Please retype the data in full and exactly; the pictures are not part of the copy.

= DATA =
┄┄┄┄┄┄┄┄┄┄
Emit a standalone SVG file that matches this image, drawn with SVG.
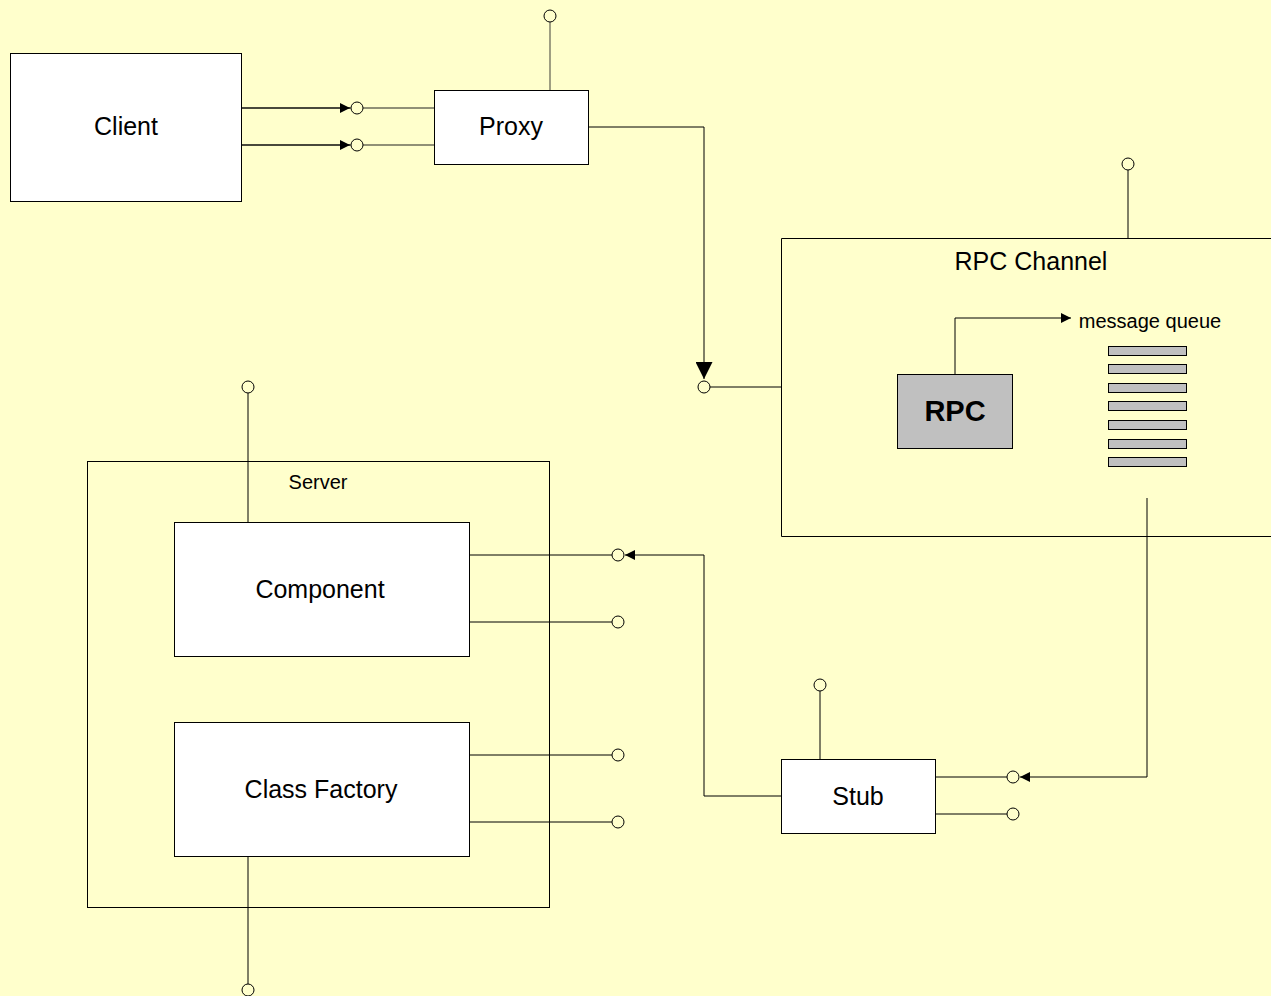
<svg xmlns="http://www.w3.org/2000/svg" width="1271" height="996" viewBox="0 0 1271 996">
<style>
.bg{fill:#FFFFCC}
.box{fill:#fff;stroke:#000;stroke-width:1}
.frame{fill:none;stroke:#000;stroke-width:1}
.ln{fill:none;stroke:#000;stroke-width:1}
.gl{fill:none;stroke:#6b6b5a;stroke-width:1.3}
.lp{fill:#FFFFCC;stroke:#000;stroke-width:1}
.t{font-family:"Liberation Sans",Arial,sans-serif;fill:#000;text-anchor:middle;font-size:25px}
.bar{fill:#c0c0c0;stroke:#000;stroke-width:1}
</style>
<defs>
<marker id="ah" viewBox="0 0 10 10" refX="10" refY="5" markerWidth="10" markerHeight="10" markerUnits="userSpaceOnUse" orient="auto">
<path d="M0,0 L10,5 L0,10 Z" fill="#000"/>
</marker>
<marker id="ahb" viewBox="0 0 10 10" refX="10" refY="5" markerWidth="17" markerHeight="17" markerUnits="userSpaceOnUse" orient="auto">
<path d="M0,0 L10,5 L0,10 Z" fill="#000"/>
</marker>
</defs>
<rect class="bg" x="0" y="0" width="1271" height="996"/>

<g id="connectors">
<path class="gl" d="M242,108 H351"/>
<path class="gl" d="M242,145 H351"/>
<path class="ln" d="M242,108 H350" marker-end="url(#ah)"/>
<path class="ln" d="M242,145 H350" marker-end="url(#ah)"/>
<path class="gl" d="M363,108 H434"/>
<path class="gl" d="M363,145 H434"/>
<path class="ln" d="M588,127 H704 V379" marker-end="url(#ahb)"/>
<path class="ln" d="M710,387 H781"/>
<path class="ln" d="M955,374 V318 H1071" marker-end="url(#ah)"/>
<path class="ln" d="M1147,498 V777 H1020" marker-end="url(#ah)"/>
<path class="ln" d="M781,796 H704 V555 H625" marker-end="url(#ah)"/>
<path class="ln" d="M936,777 H1007"/>
<path class="ln" d="M936,814 H1007"/>
<path class="ln" d="M470,555 H612"/>
<path class="ln" d="M470,622 H612"/>
<path class="ln" d="M470,755 H612"/>
<path class="ln" d="M470,822 H612"/>
</g>

<g id="client">
<rect class="box" x="10.5" y="53.5" width="231" height="148"/>
<text class="t" x="126" y="135">Client</text>
<circle class="lp" cx="357" cy="108" r="6"/>
<circle class="lp" cx="357" cy="145" r="6"/>
</g>

<g id="proxy">
<path class="gl" d="M550,22 V90"/>
<circle class="lp" cx="550" cy="16" r="6"/>
<rect class="box" x="434.5" y="90.5" width="154" height="74"/>
<text class="t" x="511" y="135">Proxy</text>
</g>

<g id="rpc-channel">
<path class="ln" d="M1128,170 V238"/>
<circle class="lp" cx="1128" cy="164" r="6"/>
<path class="frame" d="M1272,238.5 H781.5 V536.5 H1272"/>
<text class="t" x="1031" y="270">RPC Channel</text>
<circle class="lp" cx="704" cy="387" r="6"/>
<rect x="897.5" y="374.5" width="115" height="74" fill="#c0c0c0" stroke="#000"/>
<text class="t" x="955" y="421" style="font-size:29px;font-weight:bold">RPC</text>
<text class="t" x="1150" y="328" style="font-size:20px">message queue</text>
<rect class="bar" x="1108.5" y="346.5" width="78" height="9"/>
<rect class="bar" x="1108.5" y="364.5" width="78" height="9"/>
<rect class="bar" x="1108.5" y="383.5" width="78" height="9"/>
<rect class="bar" x="1108.5" y="401.5" width="78" height="9"/>
<rect class="bar" x="1108.5" y="420.5" width="78" height="9"/>
<rect class="bar" x="1108.5" y="439.5" width="78" height="9"/>
<rect class="bar" x="1108.5" y="457.5" width="78" height="9"/>
</g>

<g id="server">
<rect class="frame" x="87.5" y="461.5" width="462" height="446"/>
<text class="t" x="318" y="489" style="font-size:20px">Server</text>
</g>

<g id="component">
<path class="ln" d="M248,393 V522"/>
<circle class="lp" cx="248" cy="387" r="6"/>
<rect class="box" x="174.5" y="522.5" width="295" height="134"/>
<text class="t" x="320" y="598">Component</text>
<circle class="lp" cx="618" cy="555" r="6"/>
<circle class="lp" cx="618" cy="622" r="6"/>
</g>

<g id="class-factory">
<rect class="box" x="174.5" y="722.5" width="295" height="134"/>
<text class="t" x="321" y="798">Class Factory</text>
<path class="ln" d="M248,856 V984"/>
<circle class="lp" cx="248" cy="990" r="6"/>
<circle class="lp" cx="618" cy="755" r="6"/>
<circle class="lp" cx="618" cy="822" r="6"/>
</g>

<g id="stub">
<path class="ln" d="M820,691 V759"/>
<circle class="lp" cx="820" cy="685" r="6"/>
<rect class="box" x="781.5" y="759.5" width="154" height="74"/>
<text class="t" x="858" y="805">Stub</text>
<circle class="lp" cx="1013" cy="777" r="6"/>
<circle class="lp" cx="1013" cy="814" r="6"/>
</g>
</svg>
┄┄┄┄┄┄┄┄┄┄
= FULL OUTPUT =
Emit a standalone SVG file that matches this image, drawn with SVG.
<svg xmlns="http://www.w3.org/2000/svg" width="1271" height="996" viewBox="0 0 1271 996">
<style>
.bg{fill:#FFFFCC}
.box{fill:#fff;stroke:#000;stroke-width:1}
.frame{fill:none;stroke:#000;stroke-width:1}
.ln{fill:none;stroke:#000;stroke-width:1}
.gl{fill:none;stroke:#6b6b5a;stroke-width:1.3}
.lp{fill:#FFFFCC;stroke:#000;stroke-width:1}
.t{font-family:"Liberation Sans",Arial,sans-serif;fill:#000;text-anchor:middle;font-size:25px}
.bar{fill:#c0c0c0;stroke:#000;stroke-width:1}
</style>
<defs>
<marker id="ah" viewBox="0 0 10 10" refX="10" refY="5" markerWidth="10" markerHeight="10" markerUnits="userSpaceOnUse" orient="auto">
<path d="M0,0 L10,5 L0,10 Z" fill="#000"/>
</marker>
<marker id="ahb" viewBox="0 0 10 10" refX="10" refY="5" markerWidth="17" markerHeight="17" markerUnits="userSpaceOnUse" orient="auto">
<path d="M0,0 L10,5 L0,10 Z" fill="#000"/>
</marker>
</defs>
<rect class="bg" x="0" y="0" width="1271" height="996"/>

<g id="connectors">
<path class="gl" d="M242,108 H351"/>
<path class="gl" d="M242,145 H351"/>
<path class="ln" d="M242,108 H350" marker-end="url(#ah)"/>
<path class="ln" d="M242,145 H350" marker-end="url(#ah)"/>
<path class="gl" d="M363,108 H434"/>
<path class="gl" d="M363,145 H434"/>
<path class="ln" d="M588,127 H704 V379" marker-end="url(#ahb)"/>
<path class="ln" d="M710,387 H781"/>
<path class="ln" d="M955,374 V318 H1071" marker-end="url(#ah)"/>
<path class="ln" d="M1147,498 V777 H1020" marker-end="url(#ah)"/>
<path class="ln" d="M781,796 H704 V555 H625" marker-end="url(#ah)"/>
<path class="ln" d="M936,777 H1007"/>
<path class="ln" d="M936,814 H1007"/>
<path class="ln" d="M470,555 H612"/>
<path class="ln" d="M470,622 H612"/>
<path class="ln" d="M470,755 H612"/>
<path class="ln" d="M470,822 H612"/>
</g>

<g id="client">
<rect class="box" x="10.5" y="53.5" width="231" height="148"/>
<text class="t" x="126" y="135">Client</text>
<circle class="lp" cx="357" cy="108" r="6"/>
<circle class="lp" cx="357" cy="145" r="6"/>
</g>

<g id="proxy">
<path class="gl" d="M550,22 V90"/>
<circle class="lp" cx="550" cy="16" r="6"/>
<rect class="box" x="434.5" y="90.5" width="154" height="74"/>
<text class="t" x="511" y="135">Proxy</text>
</g>

<g id="rpc-channel">
<path class="ln" d="M1128,170 V238"/>
<circle class="lp" cx="1128" cy="164" r="6"/>
<path class="frame" d="M1272,238.5 H781.5 V536.5 H1272"/>
<text class="t" x="1031" y="270">RPC Channel</text>
<circle class="lp" cx="704" cy="387" r="6"/>
<rect x="897.5" y="374.5" width="115" height="74" fill="#c0c0c0" stroke="#000"/>
<text class="t" x="955" y="421" style="font-size:29px;font-weight:bold">RPC</text>
<text class="t" x="1150" y="328" style="font-size:20px">message queue</text>
<rect class="bar" x="1108.5" y="346.5" width="78" height="9"/>
<rect class="bar" x="1108.5" y="364.5" width="78" height="9"/>
<rect class="bar" x="1108.5" y="383.5" width="78" height="9"/>
<rect class="bar" x="1108.5" y="401.5" width="78" height="9"/>
<rect class="bar" x="1108.5" y="420.5" width="78" height="9"/>
<rect class="bar" x="1108.5" y="439.5" width="78" height="9"/>
<rect class="bar" x="1108.5" y="457.5" width="78" height="9"/>
</g>

<g id="server">
<rect class="frame" x="87.5" y="461.5" width="462" height="446"/>
<text class="t" x="318" y="489" style="font-size:20px">Server</text>
</g>

<g id="component">
<path class="ln" d="M248,393 V522"/>
<circle class="lp" cx="248" cy="387" r="6"/>
<rect class="box" x="174.5" y="522.5" width="295" height="134"/>
<text class="t" x="320" y="598">Component</text>
<circle class="lp" cx="618" cy="555" r="6"/>
<circle class="lp" cx="618" cy="622" r="6"/>
</g>

<g id="class-factory">
<rect class="box" x="174.5" y="722.5" width="295" height="134"/>
<text class="t" x="321" y="798">Class Factory</text>
<path class="ln" d="M248,856 V984"/>
<circle class="lp" cx="248" cy="990" r="6"/>
<circle class="lp" cx="618" cy="755" r="6"/>
<circle class="lp" cx="618" cy="822" r="6"/>
</g>

<g id="stub">
<path class="ln" d="M820,691 V759"/>
<circle class="lp" cx="820" cy="685" r="6"/>
<rect class="box" x="781.5" y="759.5" width="154" height="74"/>
<text class="t" x="858" y="805">Stub</text>
<circle class="lp" cx="1013" cy="777" r="6"/>
<circle class="lp" cx="1013" cy="814" r="6"/>
</g>
</svg>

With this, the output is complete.